===== Records to process =====

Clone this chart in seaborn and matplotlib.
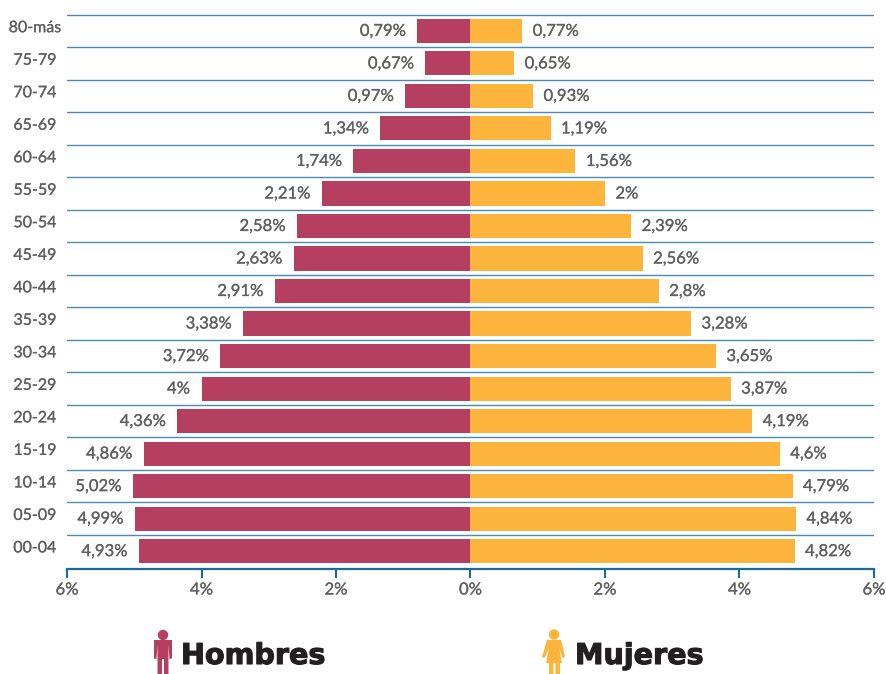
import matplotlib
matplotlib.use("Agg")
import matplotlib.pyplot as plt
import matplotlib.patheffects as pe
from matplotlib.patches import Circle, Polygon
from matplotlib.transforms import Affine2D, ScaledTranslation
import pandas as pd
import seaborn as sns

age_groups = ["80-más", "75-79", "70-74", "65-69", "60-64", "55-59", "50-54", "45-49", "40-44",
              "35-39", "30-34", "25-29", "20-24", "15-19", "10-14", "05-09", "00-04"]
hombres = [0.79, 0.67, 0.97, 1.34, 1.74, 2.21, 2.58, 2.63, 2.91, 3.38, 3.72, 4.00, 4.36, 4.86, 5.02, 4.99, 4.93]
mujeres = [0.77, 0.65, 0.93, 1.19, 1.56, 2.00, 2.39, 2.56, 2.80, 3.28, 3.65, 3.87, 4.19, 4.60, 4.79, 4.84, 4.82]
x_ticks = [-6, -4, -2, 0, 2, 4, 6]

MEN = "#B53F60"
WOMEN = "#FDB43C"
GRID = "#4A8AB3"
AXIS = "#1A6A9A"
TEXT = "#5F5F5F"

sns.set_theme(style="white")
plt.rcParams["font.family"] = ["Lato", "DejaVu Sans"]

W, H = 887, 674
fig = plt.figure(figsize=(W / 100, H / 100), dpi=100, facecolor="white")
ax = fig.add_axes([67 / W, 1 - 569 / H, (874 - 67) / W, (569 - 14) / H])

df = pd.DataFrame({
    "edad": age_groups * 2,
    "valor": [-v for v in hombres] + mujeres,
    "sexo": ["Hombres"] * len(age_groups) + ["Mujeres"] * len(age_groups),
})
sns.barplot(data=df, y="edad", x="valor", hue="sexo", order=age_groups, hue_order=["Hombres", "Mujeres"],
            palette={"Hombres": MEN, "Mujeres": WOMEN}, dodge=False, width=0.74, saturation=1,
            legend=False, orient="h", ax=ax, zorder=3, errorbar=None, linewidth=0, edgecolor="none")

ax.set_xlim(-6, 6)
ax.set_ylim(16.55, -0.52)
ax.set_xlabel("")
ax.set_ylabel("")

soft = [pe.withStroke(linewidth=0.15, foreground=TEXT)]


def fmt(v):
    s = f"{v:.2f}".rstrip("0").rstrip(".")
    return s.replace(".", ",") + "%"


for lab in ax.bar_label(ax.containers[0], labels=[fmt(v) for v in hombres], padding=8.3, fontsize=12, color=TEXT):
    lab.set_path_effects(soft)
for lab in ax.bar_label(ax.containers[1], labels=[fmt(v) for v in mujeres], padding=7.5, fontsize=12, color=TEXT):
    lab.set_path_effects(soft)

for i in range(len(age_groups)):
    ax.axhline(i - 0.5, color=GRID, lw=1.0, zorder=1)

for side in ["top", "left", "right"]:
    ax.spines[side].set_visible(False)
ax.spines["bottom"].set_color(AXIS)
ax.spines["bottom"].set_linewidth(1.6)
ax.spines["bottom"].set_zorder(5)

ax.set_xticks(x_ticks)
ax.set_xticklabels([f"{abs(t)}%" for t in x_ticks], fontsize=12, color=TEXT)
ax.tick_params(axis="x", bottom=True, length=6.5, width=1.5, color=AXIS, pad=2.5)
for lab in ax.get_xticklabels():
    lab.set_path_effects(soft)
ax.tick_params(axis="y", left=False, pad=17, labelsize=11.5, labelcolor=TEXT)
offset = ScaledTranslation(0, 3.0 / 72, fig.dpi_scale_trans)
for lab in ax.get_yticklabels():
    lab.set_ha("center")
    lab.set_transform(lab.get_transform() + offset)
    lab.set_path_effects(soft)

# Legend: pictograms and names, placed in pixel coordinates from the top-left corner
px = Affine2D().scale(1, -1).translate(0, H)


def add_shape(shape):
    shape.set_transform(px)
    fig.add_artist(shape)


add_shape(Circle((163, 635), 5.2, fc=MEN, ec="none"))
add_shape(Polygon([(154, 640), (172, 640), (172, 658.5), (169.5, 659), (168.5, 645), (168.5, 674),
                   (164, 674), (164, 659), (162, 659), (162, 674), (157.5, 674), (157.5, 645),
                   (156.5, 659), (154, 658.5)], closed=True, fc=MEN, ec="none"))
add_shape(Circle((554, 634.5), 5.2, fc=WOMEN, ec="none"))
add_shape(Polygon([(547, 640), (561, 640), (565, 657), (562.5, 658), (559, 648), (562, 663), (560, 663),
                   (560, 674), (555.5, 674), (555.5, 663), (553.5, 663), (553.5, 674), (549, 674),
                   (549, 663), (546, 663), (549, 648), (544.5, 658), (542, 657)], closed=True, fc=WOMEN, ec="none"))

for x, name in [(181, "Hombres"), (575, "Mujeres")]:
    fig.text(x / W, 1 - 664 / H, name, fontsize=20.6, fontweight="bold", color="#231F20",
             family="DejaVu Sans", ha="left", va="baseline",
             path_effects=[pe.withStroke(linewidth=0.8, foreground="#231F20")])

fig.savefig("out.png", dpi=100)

=====
===== Records to process =====

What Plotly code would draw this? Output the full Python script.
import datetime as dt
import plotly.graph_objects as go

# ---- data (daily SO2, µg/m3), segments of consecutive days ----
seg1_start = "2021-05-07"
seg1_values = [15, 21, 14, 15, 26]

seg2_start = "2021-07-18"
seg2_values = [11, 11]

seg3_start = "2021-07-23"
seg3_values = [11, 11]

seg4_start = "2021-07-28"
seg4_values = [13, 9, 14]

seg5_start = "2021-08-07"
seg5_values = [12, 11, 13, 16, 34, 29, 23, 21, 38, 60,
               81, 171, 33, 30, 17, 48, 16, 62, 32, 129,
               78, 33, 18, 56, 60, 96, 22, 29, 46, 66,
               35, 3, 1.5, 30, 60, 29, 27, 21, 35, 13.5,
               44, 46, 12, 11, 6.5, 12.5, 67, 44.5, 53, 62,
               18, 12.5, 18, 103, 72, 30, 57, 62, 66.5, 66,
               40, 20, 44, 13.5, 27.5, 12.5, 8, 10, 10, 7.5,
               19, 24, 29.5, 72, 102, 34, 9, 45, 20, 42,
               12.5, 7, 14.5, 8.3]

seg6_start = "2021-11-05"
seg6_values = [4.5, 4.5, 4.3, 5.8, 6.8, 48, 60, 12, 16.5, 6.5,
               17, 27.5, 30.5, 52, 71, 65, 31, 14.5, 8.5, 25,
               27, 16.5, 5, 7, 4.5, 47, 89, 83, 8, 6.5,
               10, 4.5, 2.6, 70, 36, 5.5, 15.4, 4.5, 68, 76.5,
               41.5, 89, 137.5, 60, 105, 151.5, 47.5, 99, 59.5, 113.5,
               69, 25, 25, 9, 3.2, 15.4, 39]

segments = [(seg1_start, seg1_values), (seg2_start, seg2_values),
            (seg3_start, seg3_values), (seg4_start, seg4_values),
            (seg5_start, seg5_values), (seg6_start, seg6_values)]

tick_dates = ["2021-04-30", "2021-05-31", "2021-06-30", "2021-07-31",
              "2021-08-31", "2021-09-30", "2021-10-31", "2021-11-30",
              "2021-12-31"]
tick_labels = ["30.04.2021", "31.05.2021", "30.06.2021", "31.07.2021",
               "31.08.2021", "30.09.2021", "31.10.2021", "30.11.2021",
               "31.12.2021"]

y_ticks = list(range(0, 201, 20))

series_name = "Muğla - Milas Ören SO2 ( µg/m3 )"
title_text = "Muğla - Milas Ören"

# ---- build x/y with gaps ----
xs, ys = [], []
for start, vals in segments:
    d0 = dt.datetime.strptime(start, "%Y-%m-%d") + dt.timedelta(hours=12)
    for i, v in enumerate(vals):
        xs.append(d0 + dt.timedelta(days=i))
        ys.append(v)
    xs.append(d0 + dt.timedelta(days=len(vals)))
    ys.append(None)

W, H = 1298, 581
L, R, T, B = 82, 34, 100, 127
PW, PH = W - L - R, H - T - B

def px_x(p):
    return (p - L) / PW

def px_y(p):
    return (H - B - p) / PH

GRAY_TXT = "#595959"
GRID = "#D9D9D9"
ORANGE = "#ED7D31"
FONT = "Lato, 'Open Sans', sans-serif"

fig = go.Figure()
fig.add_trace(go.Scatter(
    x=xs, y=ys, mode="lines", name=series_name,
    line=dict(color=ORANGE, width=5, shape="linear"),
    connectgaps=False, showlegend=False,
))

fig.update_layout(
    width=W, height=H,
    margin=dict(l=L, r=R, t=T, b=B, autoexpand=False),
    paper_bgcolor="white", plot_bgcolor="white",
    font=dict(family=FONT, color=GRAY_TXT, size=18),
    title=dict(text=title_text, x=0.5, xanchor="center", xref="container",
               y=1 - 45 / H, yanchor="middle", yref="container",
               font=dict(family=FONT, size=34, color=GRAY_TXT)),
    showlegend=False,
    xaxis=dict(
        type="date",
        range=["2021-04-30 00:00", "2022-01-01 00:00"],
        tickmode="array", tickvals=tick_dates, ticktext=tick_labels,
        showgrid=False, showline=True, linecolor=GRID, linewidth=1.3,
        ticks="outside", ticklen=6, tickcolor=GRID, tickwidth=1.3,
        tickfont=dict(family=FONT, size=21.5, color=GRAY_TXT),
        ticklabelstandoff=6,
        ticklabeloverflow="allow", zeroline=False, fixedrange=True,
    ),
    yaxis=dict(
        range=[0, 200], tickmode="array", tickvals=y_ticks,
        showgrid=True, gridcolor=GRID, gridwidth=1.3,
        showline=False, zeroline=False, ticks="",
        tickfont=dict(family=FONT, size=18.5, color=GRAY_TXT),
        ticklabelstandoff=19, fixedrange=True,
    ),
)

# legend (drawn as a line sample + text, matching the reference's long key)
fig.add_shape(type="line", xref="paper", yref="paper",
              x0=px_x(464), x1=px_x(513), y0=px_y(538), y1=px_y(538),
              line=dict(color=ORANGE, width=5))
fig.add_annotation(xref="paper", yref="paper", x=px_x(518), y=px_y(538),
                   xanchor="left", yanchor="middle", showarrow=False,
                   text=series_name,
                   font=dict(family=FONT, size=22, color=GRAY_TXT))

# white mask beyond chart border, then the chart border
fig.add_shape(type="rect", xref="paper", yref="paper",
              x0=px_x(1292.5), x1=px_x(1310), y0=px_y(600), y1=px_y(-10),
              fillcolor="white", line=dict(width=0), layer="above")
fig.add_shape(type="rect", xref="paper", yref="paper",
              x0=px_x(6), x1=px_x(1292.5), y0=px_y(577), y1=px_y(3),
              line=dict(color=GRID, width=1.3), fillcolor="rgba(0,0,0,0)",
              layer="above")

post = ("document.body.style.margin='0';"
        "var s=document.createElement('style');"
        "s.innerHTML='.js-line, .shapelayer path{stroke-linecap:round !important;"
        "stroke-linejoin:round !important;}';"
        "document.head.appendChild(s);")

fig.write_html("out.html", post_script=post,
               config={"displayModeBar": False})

=====

Among the entries above, locate the line with "Clone this chart in seaborn and matplotlib." and the line with "import seaborn as sns". Give those two lines and all lines between them again, exactly, leaving out the pictures.

Clone this chart in seaborn and matplotlib.
import matplotlib
matplotlib.use("Agg")
import matplotlib.pyplot as plt
import matplotlib.patheffects as pe
from matplotlib.patches import Circle, Polygon
from matplotlib.transforms import Affine2D, ScaledTranslation
import pandas as pd
import seaborn as sns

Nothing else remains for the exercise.